When I worked at HR Harmer, these two firms weren’t just notable—they were dominant. They consistently ranked as the number one and number two buyers at our auctions, representing a huge percentage of total sales. And they weren’t alone. Many auction houses today depend on top eBay sellers to buy large volumes of material. In other words, even the traditional side of the business now runs on digital rails laid by Omidyar.

A Hobby for Everyone

One of Omidyar’s greatest contributions was leveling the playing field. Before eBay, stamp collecting could feel exclusive. You needed access to catalogs, insider knowledge, and often a relationship with a dealer to get the good stuff.

Now? Anyone with a smartphone and a curiosity about stamps can jump in.

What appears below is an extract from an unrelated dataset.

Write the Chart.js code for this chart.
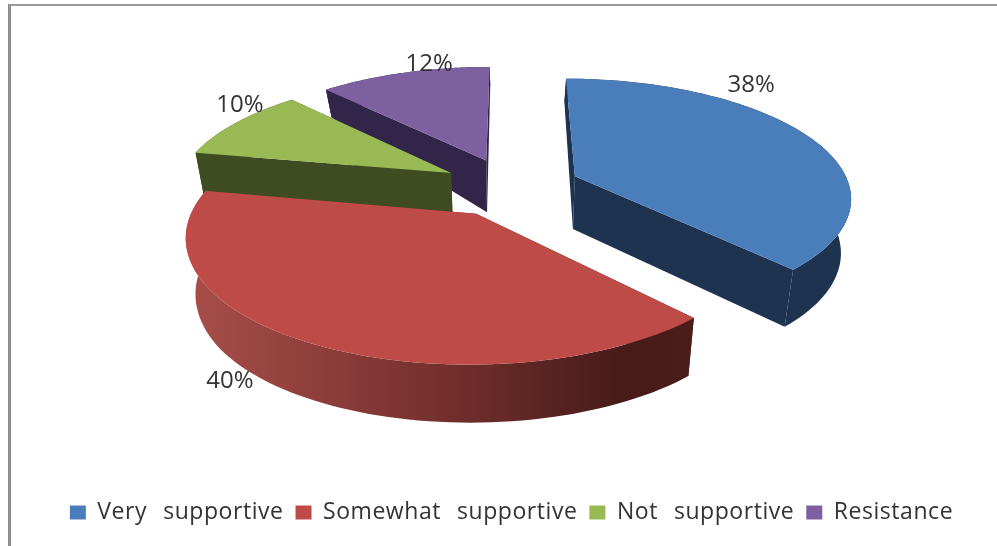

eBay became the great equalizer. It brought transparency to pricing. It brought buyer protection policies. It made rare material accessible and common material searchable. And perhaps most importantly, it invited in new collectors who never would have set foot in a stamp shop or subscribed to a printed catalog.

The Quiet Giant

Despite his impact, Omidyar has never sought recognition from the philatelic community. He doesn’t give keynote speeches at stamp shows. He doesn’t serve on expert committees or fund exhibitions. He simply built a platform — and let the collectors do the rest.

This didn’t come from within the philatelic world. It came from a programmer who saw the potential in broken laser pointers.

But that’s exactly why he matters.

In transforming how stamps are bought and sold, Pierre Omidyar reshaped the entire ecosystem. He empowered individuals. He expanded access. He made the global market immediate and personal.

A Lasting Impact

He didn’t publish a catalog. He didn’t curate a collection. He didn’t build an auction house. But in the context of stamp collecting, his contribution is both massive and undeniable.

He built the platform that made the stamp world bigger, faster, and more open than ever before.

That, in my book, makes him the most influential figure in modern philately.